FTC Probes Google-Waze $1.1 Billion Deal After Consumer Watchdog Cites Antitrust Issues
Less than two weeks ago after Google said it was buying Waze, developer of a mobile mapping application, for a reported $1.1 billion, the Federal Trade Commission has stepped in and said in effect, “wait just a minute here.”
Word of the FTC’s antitrust investigation was originally reported over the weekend by the New York Post and later confirmed by Google. It came less than a week after Consumer Watchdog wrote the FTC and the Department of Justice urging them to reject the deal.
Both agencies have the authority to scrutinize acquisitions for antitrust concerns and it wasn’t clear which agency was likely to handle it.
I did the prudent thing and wrote both. It looks like the FTC is listening — or at least shares many of our concerns. The antitrust problems with this deal are blatant.
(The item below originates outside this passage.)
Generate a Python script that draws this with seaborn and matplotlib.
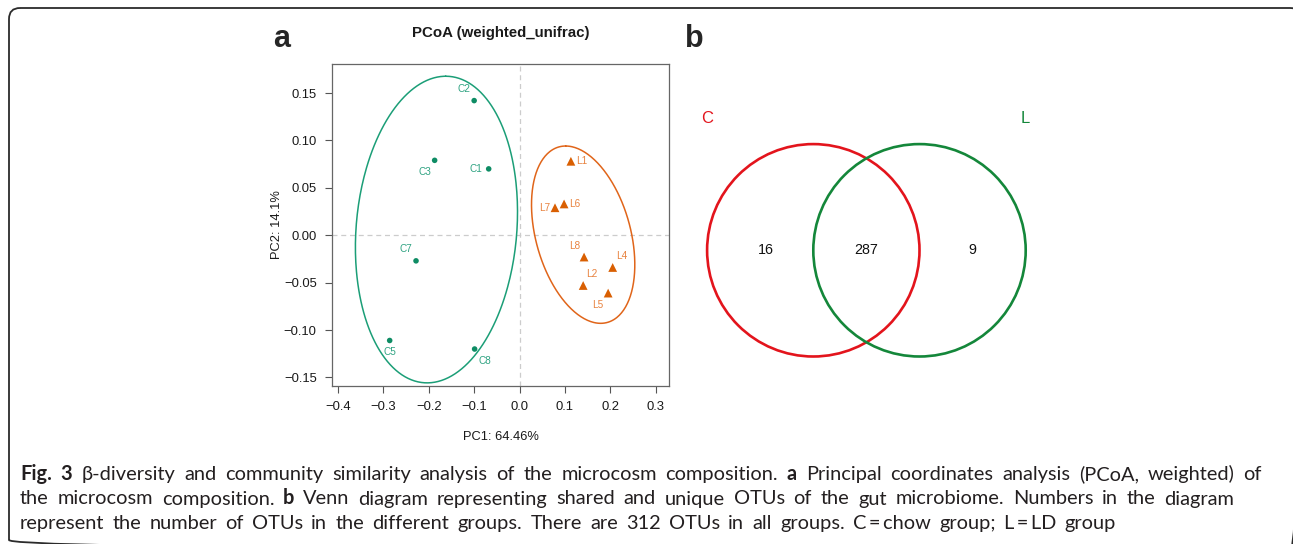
import numpy as np
import pandas as pd
import matplotlib
matplotlib.use("Agg")
import matplotlib.pyplot as plt
from matplotlib.patches import Circle, FancyBboxPatch
import seaborn as sns

# ---------------- data ----------------
sample_ids = ["C1", "C2", "C3", "C5", "C7", "C8",
              "L1", "L2", "L4", "L5", "L6", "L7", "L8"]
groups = ["C"] * 6 + ["L"] * 7
pc1 = [-0.068, -0.100, -0.187, -0.286, -0.228, -0.099,
       0.113, 0.140, 0.205, 0.195, 0.098, 0.078, 0.142]
pc2 = [0.070, 0.142, 0.079, -0.111, -0.027, -0.120,
       0.078, -0.053, -0.034, -0.061, 0.033, 0.029, -0.023]

# confidence ellipses: centre, conjugate half-axis (top point offset), horizontal half-chord
ell_groups = ["C", "L"]
ell_center_x = [-0.183, 0.140]
ell_center_y = [0.006, 0.0006]
ell_top_dx = [0.0205, -0.0385]
ell_top_dy = [0.1617, 0.0935]
ell_half_chord = [0.1773, 0.107]

x_ticks = [-0.4, -0.3, -0.2, -0.1, 0.0, 0.1, 0.2, 0.3]
y_ticks = [-0.15, -0.10, -0.05, 0.00, 0.05, 0.10, 0.15]
x_label = "PC1: 64.46%"
y_label = "PC2: 14.1%"
title = "PCoA (weighted_unifrac)"

venn_sets = ["C", "L"]
venn_counts = [16, 287, 9]   # C only, shared, L only

caption_lines = [
    [("Fig.", True), ("3", True), ("β-diversity", False), ("and", False), ("community", False),
     ("similarity", False), ("analysis", False), ("of", False), ("the", False), ("microcosm", False),
     ("composition.", False), ("a", True), ("Principal", False), ("coordinates", False),
     ("analysis", False), ("(PCoA,", False), ("weighted)", False), ("of", False)],
    [("the", False), ("microcosm", False), ("composition.", False), ("b", True), ("Venn", False),
     ("diagram", False), ("representing", False), ("shared", False), ("and", False), ("unique", False),
     ("OTUs", False), ("of", False), ("the", False), ("gut", False), ("microbiome.", False),
     ("Numbers", False), ("in", False), ("the", False), ("diagram", False)],
    [("represent", False), ("the", False), ("number", False), ("of", False), ("OTUs", False), ("in", False),
     ("the", False), ("different", False), ("groups.", False), ("There", False), ("are", False),
     ("312", False), ("OTUs", False), ("in", False), ("all", False), ("groups.", False),
     ("C\u2009=\u2009chow", False), ("group;", False), ("L\u2009=\u2009LD", False), ("group", False)],
]

df = pd.DataFrame({"id": sample_ids, "group": groups, "PC1": pc1, "PC2": pc2})

# ---------------- styling ----------------
sns.set_style("white")
plt.rcParams["font.family"] = ["Liberation Sans", "DejaVu Sans"]
W, H = 1293, 544
fig = plt.figure(figsize=(W / 100, H / 100), dpi=100)

pt_col = {"C": "#0E8C64", "L": "#D95F02"}
ell_col = {"C": "#1B9E77", "L": "#E0651A"}
lab_col = {"C": "#2FA382", "L": "#E8823F"}

# background axes in pixel coordinates
bg = fig.add_axes([0, 0, 1, 1], zorder=0)
bg.set_xlim(0, W)
bg.set_ylim(H, 0)
bg.axis("off")
frame = FancyBboxPatch((9, 8), 1292, 543, boxstyle="round,pad=0,rounding_size=11",
                       fc="none", ec="#2b2b2b", lw=1.3, clip_on=False)
bg.add_patch(frame)
bg.text(282, 47, "a", fontsize=22, fontweight="bold", ha="center", va="baseline")
bg.text(694, 47, "b", fontsize=22, fontweight="bold", ha="center", va="baseline")

# ---------------- panel a: PCoA ----------------
L_, R_, T_, B_ = 332, 669, 64, 386
ax = fig.add_axes([L_ / W, 1 - B_ / H, (R_ - L_) / W, (B_ - T_) / H], zorder=2)
ax.set_facecolor("white")
ax.axhline(0, color="#cccccc", ls=(0, (4, 3)), lw=0.9, zorder=0)
ax.axvline(0, color="#cccccc", ls=(0, (4, 3)), lw=0.9, zorder=0)

t = np.linspace(0, 2 * np.pi, 300)
for g, cx, cy, ux, uy, h in zip(ell_groups, ell_center_x, ell_center_y, ell_top_dx, ell_top_dy, ell_half_chord):
    ax.plot(cx + ux * np.cos(t) + h * np.sin(t), cy + uy * np.cos(t),
            color=ell_col[g], lw=1.1, zorder=1)

sns.scatterplot(data=df, x="PC1", y="PC2", hue="group", style="group", size="group",
                markers={"C": "o", "L": "^"}, palette=pt_col, sizes={"C": 16, "L": 40},
                edgecolor="none", linewidth=0, legend=False, ax=ax, zorder=3)

# label offsets (pixels) and alignment
offs = {"C1": (-6, 0, "right", "center"), "C2": (-10, 12, "center", "center"),
        "C3": (-10, -12, "center", "center"), "C5": (0, -12, "center", "center"),
        "C7": (-10, 12, "center", "center"), "C8": (10, -12, "center", "center"),
        "L1": (5, 0, "left", "center"), "L6": (5, 0, "left", "center"),
        "L7": (-5, 0, "right", "center"), "L8": (-9, 11, "center", "center"),
        "L4": (9, 11, "center", "center"), "L2": (9, 11, "center", "center"),
        "L5": (-10, -12, "center", "center")}
for sid, g, x, y in zip(sample_ids, groups, pc1, pc2):
    dx, dy, ha, va = offs[sid]
    ax.annotate(sid, (x, y), xytext=(dx * 0.72, dy * 0.72), textcoords="offset points",
                ha=ha, va=va, fontsize=7.2, color=lab_col[g])

ax.set_xlim(-0.413, 0.329)
ax.set_ylim(-0.159, 0.1806)
ax.set_xticks(x_ticks)
ax.set_xticklabels([f"{v:.1f}".replace("-", "\u2212") for v in x_ticks])
ax.set_yticks(y_ticks)
ax.set_yticklabels([f"{v:.2f}".replace("-", "\u2212") for v in y_ticks], rotation=0)
ax.tick_params(axis="both", direction="out", length=5, width=0.8, color="#555555",
               labelsize=9.4, labelcolor="#1a1a1a", pad=6, left=True, bottom=True)
for sp in ax.spines.values():
    sp.set_color("#666666")
    sp.set_linewidth(0.9)
ax.set_xlabel(x_label, fontsize=9.3, color="#1a1a1a")
ax.set_ylabel(y_label, fontsize=9.3, color="#1a1a1a")
ax.xaxis.set_label_coords(0.5, -0.14)
ax.yaxis.set_label_coords(-0.145, 0.5)
ax.text(0.5, 1.096, title, transform=ax.transAxes, ha="center", va="center",
        fontsize=10.8, fontweight="bold", color="#1a1a1a")

# ---------------- panel b: Venn ----------------
r_px = 106.2
cxp, cyp = 813.3, 250.3
vx0, vx1, vy0, vy1 = -1.2, 2.2, -1.2, 1.5
vax = fig.add_axes([(cxp + vx0 * r_px) / W, 1 - (cyp - vy0 * r_px) / H,
                    (vx1 - vx0) * r_px / W, (vy1 - vy0) * r_px / H], zorder=2)
vax.set_xlim(vx0, vx1)
vax.set_ylim(vy0, vy1)
vax.axis("off")
venn_col = {"C": "#E3141C", "L": "#14873A"}
for i, s in enumerate(venn_sets):
    vax.add_patch(Circle((i * 1.0, 0), 1.0, fc="none", ec=venn_col[s], lw=1.9))
vax.text(-1.0, 1.24, venn_sets[0], color=venn_col["C"], fontsize=12, ha="center", va="center")
vax.text(2.0, 1.24, venn_sets[1], color=venn_col["L"], fontsize=12, ha="center", va="center")
for xpos, n in zip([-0.45, 0.5, 1.495], venn_counts):
    vax.text(xpos, 0, str(n), fontsize=10.3, ha="center", va="center", color="#111111")

# ---------------- caption ----------------
fig.canvas.draw()
renderer = fig.canvas.get_renderer()
cap_font = ["Lato", "DejaVu Sans"]
cap_size = 14.4
cap_col = "#231F20"
baselines = [480, 504.5, 529]
right_ends = [1262, 1234, None]
x_start = 20

def place_line(tokens, y, x_end):
    texts, widths = [], []
    for word, bold in tokens:
        tx = bg.text(0, y, word, fontsize=cap_size, fontweight="bold" if bold else "normal",
                     family=cap_font, color=cap_col, ha="left", va="baseline")
        texts.append(tx)
        widths.append(tx.get_window_extent(renderer).width)
    if x_end is None:
        gap = cap_size * 1.389 * 0.41
    else:
        gap = (x_end - x_start - sum(widths)) / (len(tokens) - 1)
    x = x_start
    for tx, w in zip(texts, widths):
        tx.set_x(x)
        x += w + gap

for toks, yb, xe in zip(caption_lines, baselines, right_ends):
    place_line(toks, yb, xe)

fig.savefig("out.png", dpi=100)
“Google already dominates the online mapping business with Google Maps. The Internet giant was able to muscle its way to dominance by unfairly favoring its own service ahead of such competitors as Mapquest in its online search results,” I wrote in my letters. “Now with the proposed Waze acquisition the Internet giant would remove the most viable competitor to Google Maps in the mobile space. Moreover, it will allow Google access to even more data about online activity in a way that will increase its dominant position on the Internet.”
Ironically, Waze CEO Noam Bardin has made one of the strongest cases against the deal. He publicly described Google as his only competitor at last May’s All Things Digital conference. He said, “What search is for the Web, maps are for mobile…We feel that we’re the only reasonable competition to [Google] in this market of creating maps that are really geared for mobile, for real-time, for consumers — for the new world that we’re moving into.”
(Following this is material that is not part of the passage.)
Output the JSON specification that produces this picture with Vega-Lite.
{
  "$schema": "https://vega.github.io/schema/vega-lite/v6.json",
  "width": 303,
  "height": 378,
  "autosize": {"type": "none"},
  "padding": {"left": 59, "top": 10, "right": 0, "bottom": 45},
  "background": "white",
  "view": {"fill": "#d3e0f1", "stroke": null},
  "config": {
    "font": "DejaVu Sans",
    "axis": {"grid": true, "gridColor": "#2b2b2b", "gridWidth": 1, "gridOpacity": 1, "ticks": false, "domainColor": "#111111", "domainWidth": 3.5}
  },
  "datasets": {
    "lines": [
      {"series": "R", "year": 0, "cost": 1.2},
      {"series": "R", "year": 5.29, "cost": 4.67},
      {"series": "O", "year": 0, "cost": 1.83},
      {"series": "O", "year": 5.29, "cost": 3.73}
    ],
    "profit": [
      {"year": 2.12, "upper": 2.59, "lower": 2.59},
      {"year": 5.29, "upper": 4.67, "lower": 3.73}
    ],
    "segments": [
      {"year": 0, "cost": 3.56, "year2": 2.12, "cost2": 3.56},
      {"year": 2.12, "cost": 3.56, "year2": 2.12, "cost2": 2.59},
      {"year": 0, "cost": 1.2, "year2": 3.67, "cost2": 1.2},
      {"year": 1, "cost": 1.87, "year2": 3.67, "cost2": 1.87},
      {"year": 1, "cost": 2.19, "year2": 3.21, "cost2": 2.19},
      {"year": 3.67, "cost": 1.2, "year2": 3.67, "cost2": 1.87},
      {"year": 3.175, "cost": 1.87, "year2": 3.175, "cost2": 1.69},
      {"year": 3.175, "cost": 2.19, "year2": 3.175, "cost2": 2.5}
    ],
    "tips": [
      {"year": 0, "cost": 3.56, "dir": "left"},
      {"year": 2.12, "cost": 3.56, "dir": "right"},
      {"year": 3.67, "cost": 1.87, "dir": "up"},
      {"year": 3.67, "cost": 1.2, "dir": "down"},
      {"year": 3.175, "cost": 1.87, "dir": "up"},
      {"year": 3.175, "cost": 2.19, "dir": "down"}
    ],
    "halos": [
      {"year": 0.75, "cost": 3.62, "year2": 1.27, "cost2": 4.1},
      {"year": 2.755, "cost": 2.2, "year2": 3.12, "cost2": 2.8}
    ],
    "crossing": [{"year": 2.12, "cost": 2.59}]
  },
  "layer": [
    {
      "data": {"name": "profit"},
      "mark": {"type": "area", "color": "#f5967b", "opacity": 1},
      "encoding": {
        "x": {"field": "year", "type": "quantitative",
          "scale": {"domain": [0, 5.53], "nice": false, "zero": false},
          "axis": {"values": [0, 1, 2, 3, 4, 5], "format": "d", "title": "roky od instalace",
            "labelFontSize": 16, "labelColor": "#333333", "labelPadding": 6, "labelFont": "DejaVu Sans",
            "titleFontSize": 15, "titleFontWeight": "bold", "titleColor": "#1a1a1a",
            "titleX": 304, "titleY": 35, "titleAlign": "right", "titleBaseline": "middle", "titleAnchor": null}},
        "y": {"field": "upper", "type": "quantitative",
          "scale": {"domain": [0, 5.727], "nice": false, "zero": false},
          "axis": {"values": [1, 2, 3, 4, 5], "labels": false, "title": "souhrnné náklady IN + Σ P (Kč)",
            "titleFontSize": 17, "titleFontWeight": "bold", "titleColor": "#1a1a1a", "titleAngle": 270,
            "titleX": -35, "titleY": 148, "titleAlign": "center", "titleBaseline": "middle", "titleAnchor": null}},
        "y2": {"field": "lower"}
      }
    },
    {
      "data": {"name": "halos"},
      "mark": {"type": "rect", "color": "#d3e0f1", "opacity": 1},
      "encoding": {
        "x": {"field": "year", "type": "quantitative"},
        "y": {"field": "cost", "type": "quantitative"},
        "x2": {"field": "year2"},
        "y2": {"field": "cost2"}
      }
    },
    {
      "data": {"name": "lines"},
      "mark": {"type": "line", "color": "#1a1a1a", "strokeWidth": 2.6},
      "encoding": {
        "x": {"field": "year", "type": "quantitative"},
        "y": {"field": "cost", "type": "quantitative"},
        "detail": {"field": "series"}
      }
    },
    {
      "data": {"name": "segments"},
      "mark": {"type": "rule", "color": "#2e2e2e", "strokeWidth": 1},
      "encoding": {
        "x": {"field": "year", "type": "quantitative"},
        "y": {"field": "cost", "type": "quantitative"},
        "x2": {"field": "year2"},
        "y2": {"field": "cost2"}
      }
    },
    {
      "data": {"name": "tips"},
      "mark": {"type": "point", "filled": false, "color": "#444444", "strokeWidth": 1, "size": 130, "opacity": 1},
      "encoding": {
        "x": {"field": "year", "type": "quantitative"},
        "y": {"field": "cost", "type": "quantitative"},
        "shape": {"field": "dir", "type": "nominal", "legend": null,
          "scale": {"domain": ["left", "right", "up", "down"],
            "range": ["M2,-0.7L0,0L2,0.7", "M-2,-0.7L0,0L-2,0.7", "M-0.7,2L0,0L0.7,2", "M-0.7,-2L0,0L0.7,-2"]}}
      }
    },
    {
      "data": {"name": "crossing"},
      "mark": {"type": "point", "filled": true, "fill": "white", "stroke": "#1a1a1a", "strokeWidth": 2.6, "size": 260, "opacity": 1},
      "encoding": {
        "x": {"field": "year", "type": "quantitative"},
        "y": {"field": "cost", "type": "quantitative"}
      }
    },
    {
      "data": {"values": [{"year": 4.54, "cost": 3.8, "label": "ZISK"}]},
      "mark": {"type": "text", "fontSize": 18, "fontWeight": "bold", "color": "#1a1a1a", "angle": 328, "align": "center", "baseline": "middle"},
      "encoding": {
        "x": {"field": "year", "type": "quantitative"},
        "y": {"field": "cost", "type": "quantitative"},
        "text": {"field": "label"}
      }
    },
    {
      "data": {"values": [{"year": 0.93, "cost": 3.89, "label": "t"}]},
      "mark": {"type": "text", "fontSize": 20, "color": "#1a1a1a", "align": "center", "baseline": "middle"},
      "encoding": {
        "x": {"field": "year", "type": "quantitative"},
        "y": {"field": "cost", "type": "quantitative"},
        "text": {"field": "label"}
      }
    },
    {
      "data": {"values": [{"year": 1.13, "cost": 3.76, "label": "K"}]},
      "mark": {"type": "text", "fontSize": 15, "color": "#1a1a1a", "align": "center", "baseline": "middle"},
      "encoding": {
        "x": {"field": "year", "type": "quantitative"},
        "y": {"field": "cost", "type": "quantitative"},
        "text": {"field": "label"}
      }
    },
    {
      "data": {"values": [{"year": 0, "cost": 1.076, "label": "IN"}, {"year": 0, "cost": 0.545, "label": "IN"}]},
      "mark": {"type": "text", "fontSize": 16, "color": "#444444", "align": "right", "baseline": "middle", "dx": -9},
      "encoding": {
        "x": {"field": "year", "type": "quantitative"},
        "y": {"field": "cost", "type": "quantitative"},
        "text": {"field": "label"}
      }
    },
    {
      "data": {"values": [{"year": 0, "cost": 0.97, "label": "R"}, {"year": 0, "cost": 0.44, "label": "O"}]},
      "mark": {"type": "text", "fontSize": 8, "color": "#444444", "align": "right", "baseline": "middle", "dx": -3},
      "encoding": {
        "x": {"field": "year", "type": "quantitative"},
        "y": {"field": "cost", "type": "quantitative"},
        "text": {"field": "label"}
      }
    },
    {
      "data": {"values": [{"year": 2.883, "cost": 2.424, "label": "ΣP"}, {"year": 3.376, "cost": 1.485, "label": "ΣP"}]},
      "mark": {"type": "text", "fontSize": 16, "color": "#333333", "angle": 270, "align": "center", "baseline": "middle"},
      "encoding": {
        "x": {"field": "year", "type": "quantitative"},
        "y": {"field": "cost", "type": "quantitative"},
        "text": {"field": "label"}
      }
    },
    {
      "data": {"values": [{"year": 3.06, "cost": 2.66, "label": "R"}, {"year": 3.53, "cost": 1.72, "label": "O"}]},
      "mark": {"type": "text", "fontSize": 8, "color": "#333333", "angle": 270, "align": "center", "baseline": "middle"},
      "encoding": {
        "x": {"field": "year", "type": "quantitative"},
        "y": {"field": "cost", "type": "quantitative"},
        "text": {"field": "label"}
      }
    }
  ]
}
“You should take Bardin at his word,” I wrote in my letter to the FTC. “Approval of the Waze deal can only allow Google to remove any meaningful competition from the market. It will hurt consumers and hinder technological innovation. If the acquisition comes before the you, I urge you to reject it in the strongest possible terms.”
The investigation has just started, but the FTC is clearly off on the right foot.